Set problem » Among the entries, which lines carry the string "that"? Copy each of them.

○ ○ ○ ○

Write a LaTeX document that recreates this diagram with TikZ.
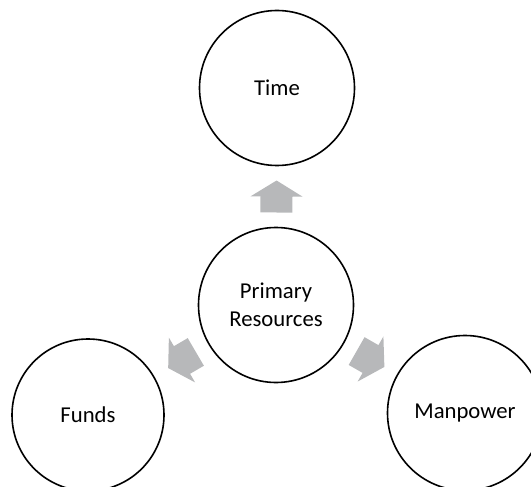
\documentclass[tikz,border=0pt]{standalone}
\usepackage{fontspec}
\setmainfont{Carlito}
\usetikzlibrary{calc}
\definecolor{arrowgrey}{RGB}{183,184,186}
\tikzset{
  res/.style={circle, draw=black, line width=1.6pt, inner sep=0pt,
    minimum size=155pt, align=center,
    font=\fontsize{22.7}{28}\selectfont},
  pics/blockarrow/.style={code={
    \fill[arrowgrey] (-16,-16) -- (0,-16) -- (0,-26) -- (16,0)
      -- (0,26) -- (0,16) -- (-16,16) -- cycle;}}
}
\begin{document}
\begin{tikzpicture}[x=1pt,y=1pt]
  \useasboundingbox (0,0) rectangle (531,-487);
  \clip (0,0) rectangle (531,-487);
  % the central resource and the three it is made of
  \node[res] (prim) at (276,-305) {Primary\\Resources};
  \node[res] (time) at (277,-88) {Time};
  \node[res, minimum size=152pt] (funds) at (88,-415) {Funds};
  \node[res] (man) at (465,-413) {Manpower};
  % block arrows halfway between the centre and each resource
  \foreach \t in {time,funds,man}{
    \path let \p1=($(\t)-(prim)$), \n1={atan2(\y1,\x1)} in
      ($(prim)!0.5!(\t)$) pic[rotate=\n1] {blockarrow};
  }
\end{tikzpicture}
\end{document}
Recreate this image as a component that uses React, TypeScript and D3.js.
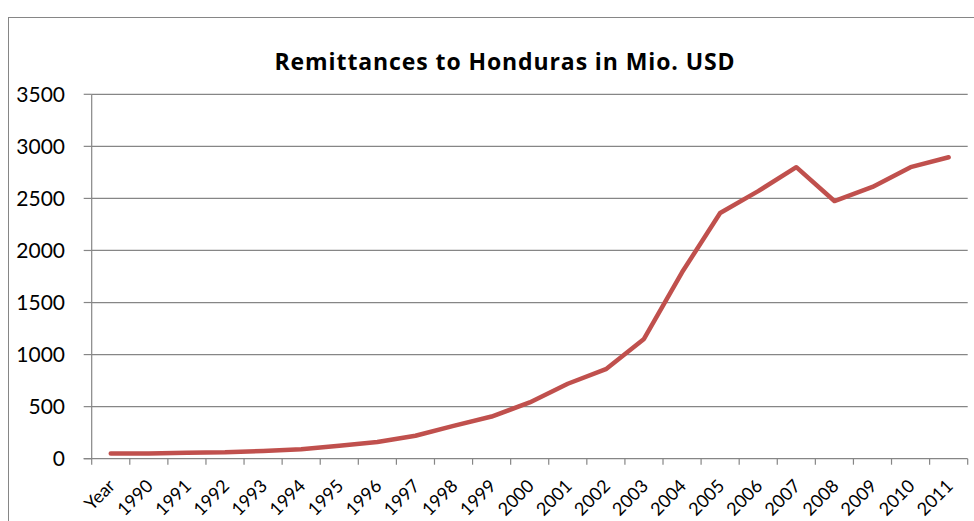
import React from "react";
import * as d3 from "d3";

const categories = ["Year", "1990", "1991", "1992", "1993", "1994", "1995", "1996", "1997", "1998", "1999", "2000", "2001", "2002", "2003", "2004", "2005", "2006", "2007", "2008", "2009", "2010", "2011"];
const remittances = [50, 50, 58, 62, 75, 90, 125, 160, 220, 315, 405, 540, 720, 860, 1150, 1790, 2360, 2570, 2800, 2475, 2610, 2800, 2895];
const yTicks = [0, 500, 1000, 1500, 2000, 2500, 3000, 3500];
const title = "Remittances to Honduras in Mio. USD";

const W = 974;
const H = 521;
const left = 91.7;
const right = 967.7;
const top = 94.3;
const bottom = 458.7;
const FONT = "Lato, 'Open Sans', sans-serif";
const TFONT = "'Open Sans', Lato, sans-serif";
const GRID = "#868686";

export default function App() {
  const x = d3.scaleBand<string>().domain(categories).range([left, right]).padding(0);
  const y = d3.scaleLinear().domain([0, 3500]).range([bottom, top]);
  const line = d3
    .line<number>()
    .x((_, i) => (x(categories[i]) as number) + x.bandwidth() / 2)
    .y((d) => y(d));
  const boundaries = d3.range(categories.length + 1).map((i) => left + i * x.step());

  return (
    <svg width={W} height={H} style={{ position: "absolute", left: 0, top: 0, background: "#fff" }}>
      <rect x={8.5} y={17.5} width={1100} height={700} fill="#fff" stroke={GRID} strokeWidth={1} />
      <text x={505} y={69.5} textAnchor="middle" fontFamily={TFONT} fontWeight={700} fontSize={23} letterSpacing={0.9} fill="#000">
        {title}
      </text>
      {yTicks.map((t) => (
        <g key={t}>
          {t > 0 && <line x1={left} x2={right} y1={y(t)} y2={y(t)} stroke={GRID} strokeWidth={1.2} />}
          <line x1={left - 8} x2={left} y1={y(t)} y2={y(t)} stroke={GRID} strokeWidth={1.2} />
          <text x={65} y={y(t)} dy="0.36em" textAnchor="end" fontFamily={FONT} fontSize={21} fill="#000">
            {t}
          </text>
        </g>
      ))}
      <line x1={left} x2={left} y1={top} y2={bottom} stroke={GRID} strokeWidth={1.2} />
      <line x1={left - 8} x2={right} y1={bottom} y2={bottom} stroke={GRID} strokeWidth={1.2} />
      {boundaries.map((bx, i) => (
        <line key={i} x1={bx} x2={bx} y1={bottom} y2={bottom + 6} stroke={GRID} strokeWidth={1.2} />
      ))}
      {categories.map((c) => {
        const cx = (x(c) as number) + x.bandwidth() / 2;
        return (
          <text
            key={c}
            transform={`translate(${cx - 3.5},${bottom + 19.5}) rotate(-45)`}
            textAnchor="end"
            dy="0.7em"
            fontFamily={FONT}
            fontSize={18}
            fill="#000"
          >
            {c}
          </text>
        );
      })}
      <path d={line(remittances) || ""} fill="none" stroke="#C0504D" strokeWidth={4.5} strokeLinejoin="round" strokeLinecap="round" />
    </svg>
  );
}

○ ○ ○ ○

Exercise response »
Write a LaTeX document that recreates this diagram with TikZ.
Recreate this image as a component that uses React, TypeScript and D3.js.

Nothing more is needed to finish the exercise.